F1 supremo Bernie Ecclestone has declared he is prepared to negotiate a release for Melbourne to host the Australian Grand Prix, with the Albert Park circuit currently holding a contract up to the 2015 season.
His threats came after Melbourne Lord Mayor Robert Doyle suggested that the city should relinquish its hosting duties, citing continued financial losses and depleting public interest in the March event.
To-date, state taxpayers have poured almost $250 million to prop up ongoing losses since the first race in 1996, which recorded a $1.5 million loss. Last year’s event was in the red to the tune of almost $50 million.
In an interview with Melbourne’s 3AW radio station, Ecclestone said: “If the mayor thinks I’m cranky, I can probably be able to help him by proving it.
“If he’s not happy with the event in Australia, if he wants to cancel the contract, we’d be happy to talk to him about that. If he wishes to cease having the event in Melbourne, I am happy to discuss that with him.”
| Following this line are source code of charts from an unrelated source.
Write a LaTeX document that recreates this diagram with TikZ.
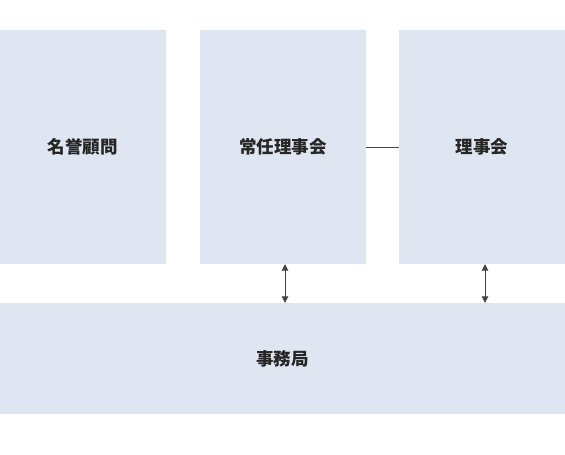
\documentclass[tikz,border=0pt]{standalone}
\usepackage{fontspec}
\newfontfamily\cjk{Noto Sans CJK JP}
\usetikzlibrary{arrows.meta}
\definecolor{boxfill}{HTML}{DFE5F1}
\definecolor{linec}{HTML}{444444}
\begin{document}
\begin{tikzpicture}[x=1pt,y=-1pt,
  blk/.style={fill=boxfill,draw=none,inner sep=0pt,font=\cjk\bfseries\fontsize{17.5}{19}\selectfont,text=black!85},
  conn/.style={draw=linec,line width=1pt},
  biarrow/.style={conn,{Triangle[length=6.5pt,width=6.5pt]}-{Triangle[length=6.5pt,width=6.5pt]}}]
\useasboundingbox (0,0) rectangle (565,455);
\node[blk,minimum width=166pt,minimum height=234pt] (meiyo) at (82.5,147) {名誉顧問};
\node[blk,minimum width=166pt,minimum height=234pt] (jonin) at (283,147) {常任理事会};
\node[blk,minimum width=166pt,minimum height=234pt] (riji) at (482,147) {理事会};
\node[blk,minimum width=565pt,minimum height=111pt] (jimu) at (282.5,358.5) {事務局};
\draw[conn] (jonin.east) -- (riji.west);
\draw[biarrow] (jonin.south -| 285,0) -- (jimu.north -| 285,0);
\draw[biarrow] (riji.south -| 485,0) -- (jimu.north -| 485,0);
\end{tikzpicture}
\end{document}
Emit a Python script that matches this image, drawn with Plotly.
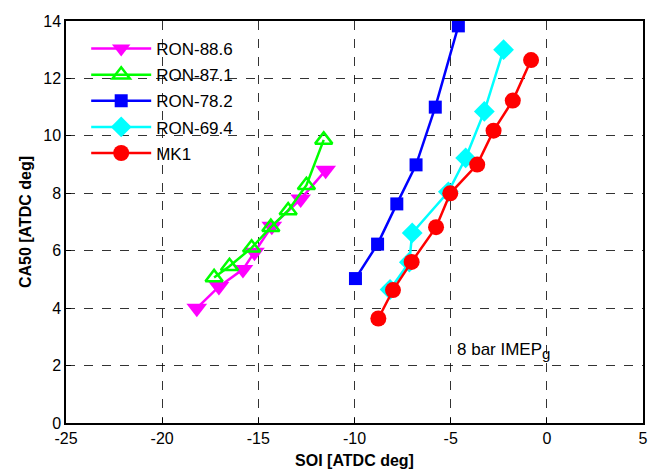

Ecclestone also added that Melbourne had held the Australian Grand Prix for a long time, having taken over hosting duties from Adelaide, which held the race between 1985 and 1995.
“I wouldn’t say [the race would stay] indefinitely,” he added.
“We’ve stayed an awful long time. There is no reason why we should leave. It’s up to him, if he wants to talk about terminating the contract … he should talk to someone in our organisation if he thinks I’m cranky and see what he can come up with.”
He then finished by ending with a typically Bernie back-hander: “I bet I should be dealing with these things longer than he is going to be Mayor in Melbourne.”
Ecclestone has been applying serious pressure for some years to having the event’s organisers move the race to a more European-friendly night race schedule to better cater for the demands of the Western TV audiences.